__Work to be completed__:
Repeat the listing that follows, character for character, minus the pictures.

__Material__:
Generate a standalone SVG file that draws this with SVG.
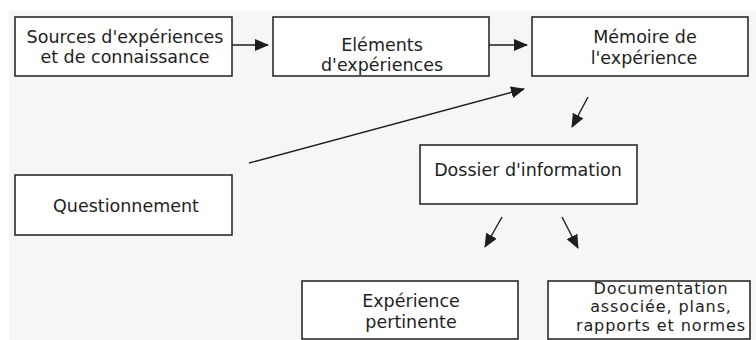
<svg xmlns="http://www.w3.org/2000/svg" width="756" height="340" viewBox="0 0 756 340">
<style>
.box{fill:#ffffff;stroke:#1e1e1e;stroke-width:1.5}
.t{font-family:"DejaVu Sans",Verdana,sans-serif;font-size:17.5px;fill:#1e1e1e;text-anchor:middle}
.s{font-size:16px;letter-spacing:0.9px}
.c{stroke:#1e1e1e;stroke-width:1.4;fill:none;marker-end:url(#ah)}
</style>
<defs>
<marker id="ah" markerUnits="userSpaceOnUse" markerWidth="14" markerHeight="12" viewBox="0 0 14 12" refX="13" refY="6" orient="auto">
<path d="M0,0 L14,6 L0,12 Z" fill="#1e1e1e"/>
</marker>
</defs>
<rect x="0" y="0" width="756" height="340" fill="#ffffff"/>
<rect x="9" y="11" width="747" height="329" fill="#f6f6f6"/>
<g id="connectors">
<line class="c" x1="232" y1="45" x2="268" y2="45"/>
<line class="c" x1="489" y1="45" x2="527" y2="45"/>
<line class="c" x1="249" y1="163" x2="524" y2="89"/>
<line class="c" x1="588" y1="97" x2="572" y2="127"/>
<line class="c" x1="502" y1="217" x2="485" y2="247"/>
<line class="c" x1="562" y1="217" x2="578" y2="248"/>
</g>
<g id="sources">
<rect class="box" x="15" y="17" width="217" height="59"/>
<text class="t" x="125" y="42.5">Sources d'expériences</text>
<text class="t" x="125" y="63">et de connaissance</text>
</g>
<g id="elements">
<rect class="box" x="273" y="17" width="216" height="59"/>
<text class="t" x="382" y="50.5">Eléments</text>
<text class="t" x="382" y="71">d'expériences</text>
</g>
<g id="memoire">
<rect class="box" x="532" y="17" width="216" height="59"/>
<text class="t" x="645" y="43">Mémoire de</text>
<text class="t" x="644" y="63.5">l'expérience</text>
</g>
<g id="questionnement">
<rect class="box" x="15" y="175" width="217" height="60"/>
<text class="t" x="126" y="212">Questionnement</text>
</g>
<g id="dossier">
<rect class="box" x="420" y="145" width="217" height="59"/>
<text class="t" x="528" y="176">Dossier d'information</text>
</g>
<g id="experience">
<rect class="box" x="302" y="281" width="216" height="58"/>
<text class="t" x="411" y="307">Expérience</text>
<text class="t" x="411" y="327.5">pertinente</text>
</g>
<g id="documentation">
<rect class="box" x="548" y="281" width="202" height="58"/>
<text class="t s" x="661" y="293.5">Documentation</text>
<text class="t s" x="661" y="312.2">associée, plans,</text>
<text class="t s" x="661" y="330.9">rapports et normes</text>
</g>
</svg>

__Answer for this exercise__:
Generate a standalone SVG file that draws this with SVG.
<svg xmlns="http://www.w3.org/2000/svg" width="756" height="340" viewBox="0 0 756 340">
<style>
.box{fill:#ffffff;stroke:#1e1e1e;stroke-width:1.5}
.t{font-family:"DejaVu Sans",Verdana,sans-serif;font-size:17.5px;fill:#1e1e1e;text-anchor:middle}
.s{font-size:16px;letter-spacing:0.9px}
.c{stroke:#1e1e1e;stroke-width:1.4;fill:none;marker-end:url(#ah)}
</style>
<defs>
<marker id="ah" markerUnits="userSpaceOnUse" markerWidth="14" markerHeight="12" viewBox="0 0 14 12" refX="13" refY="6" orient="auto">
<path d="M0,0 L14,6 L0,12 Z" fill="#1e1e1e"/>
</marker>
</defs>
<rect x="0" y="0" width="756" height="340" fill="#ffffff"/>
<rect x="9" y="11" width="747" height="329" fill="#f6f6f6"/>
<g id="connectors">
<line class="c" x1="232" y1="45" x2="268" y2="45"/>
<line class="c" x1="489" y1="45" x2="527" y2="45"/>
<line class="c" x1="249" y1="163" x2="524" y2="89"/>
<line class="c" x1="588" y1="97" x2="572" y2="127"/>
<line class="c" x1="502" y1="217" x2="485" y2="247"/>
<line class="c" x1="562" y1="217" x2="578" y2="248"/>
</g>
<g id="sources">
<rect class="box" x="15" y="17" width="217" height="59"/>
<text class="t" x="125" y="42.5">Sources d'expériences</text>
<text class="t" x="125" y="63">et de connaissance</text>
</g>
<g id="elements">
<rect class="box" x="273" y="17" width="216" height="59"/>
<text class="t" x="382" y="50.5">Eléments</text>
<text class="t" x="382" y="71">d'expériences</text>
</g>
<g id="memoire">
<rect class="box" x="532" y="17" width="216" height="59"/>
<text class="t" x="645" y="43">Mémoire de</text>
<text class="t" x="644" y="63.5">l'expérience</text>
</g>
<g id="questionnement">
<rect class="box" x="15" y="175" width="217" height="60"/>
<text class="t" x="126" y="212">Questionnement</text>
</g>
<g id="dossier">
<rect class="box" x="420" y="145" width="217" height="59"/>
<text class="t" x="528" y="176">Dossier d'information</text>
</g>
<g id="experience">
<rect class="box" x="302" y="281" width="216" height="58"/>
<text class="t" x="411" y="307">Expérience</text>
<text class="t" x="411" y="327.5">pertinente</text>
</g>
<g id="documentation">
<rect class="box" x="548" y="281" width="202" height="58"/>
<text class="t s" x="661" y="293.5">Documentation</text>
<text class="t s" x="661" y="312.2">associée, plans,</text>
<text class="t s" x="661" y="330.9">rapports et normes</text>
</g>
</svg>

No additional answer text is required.